To see this land typically one should outspan one's wagon on the top of a height on a hot summer's day, when not a creature is stirring, and the sun pours down its rays on the flaccid, dust-covered leaves of the bushes. When the leader has gone to take the oxen to water and the driver has gone to lie down behind the bushes, if you stand up on the front chest of the wagon, and look out, as far as your eye can reach, you will see over hills and dales, the bush stretching, silent, motionless, and hot. Not a sound is to be heard; your hand blisters on the tent of the wagon; suddenly a cicada from a clump of bush at your right sets up its keen, shrill cry; it is glorying in the heat and the solitude of the bush. You listen to it in the unbroken silence, till you and it seem to be alone in the world.

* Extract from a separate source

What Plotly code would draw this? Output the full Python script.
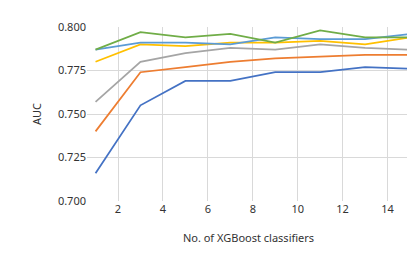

Not less characteristic is the bush, when, as a little child, you travel through it at night. The ox-wagon creaks slowly along the sandy road in the dark, the driver walks beside it and calls at intervals to his tired oxen; you look out across the wagon-chest, and, as the wagon moves along, the dark outlines of the bushes on either side seem to move too; now a great clump comes nearer and nearer like a vast animal; then, as you peer into the dark, they seem like great ruined castles coming to topple over you; and you creep closer down behind the wagon-chest. Against the dark night sky to the right, on the ridge of the hill, are the gaunt forms of aloes standing like a row of men keeping watch. You remembered all the stories you had heard of Kaffir wars and men shot down and stabbed, as they passed along hill-sides; and then a will-o'-the-wisp comes out from some dried-up torrent bed, and far before you dances in and out among the bushes, now in sight and now gone. You are not afraid; but you are glad when the people in the wagon begin to sing hymns; and more glad yet when at half-past nine it stops, drawn up beside a great clump of bush at the roadside. The tired oxen are taken from the yoke, and you climb out and light a fire and gather from afar and near stumps of dried elephant's food and euphorbia, and throw them on the fire, and the flame leaps up high. Then you all sit down beside the ruddy blaze; and away off the driver and leader have lighted their fire, and are talking to each other in Kaffir as they boil the coffee and roast the meat. The light from your own fire blazes up and lights the great, dusty body of the wagon, and the tired oxen, as they lie tied to their yokes, chewing the cud; and it glints on the bush with its dark-green leaves behind you, and on the faces round the fire; and you laugh, and talk; and forget the stories of Kaffir wars, and the great wild bush stretching about you.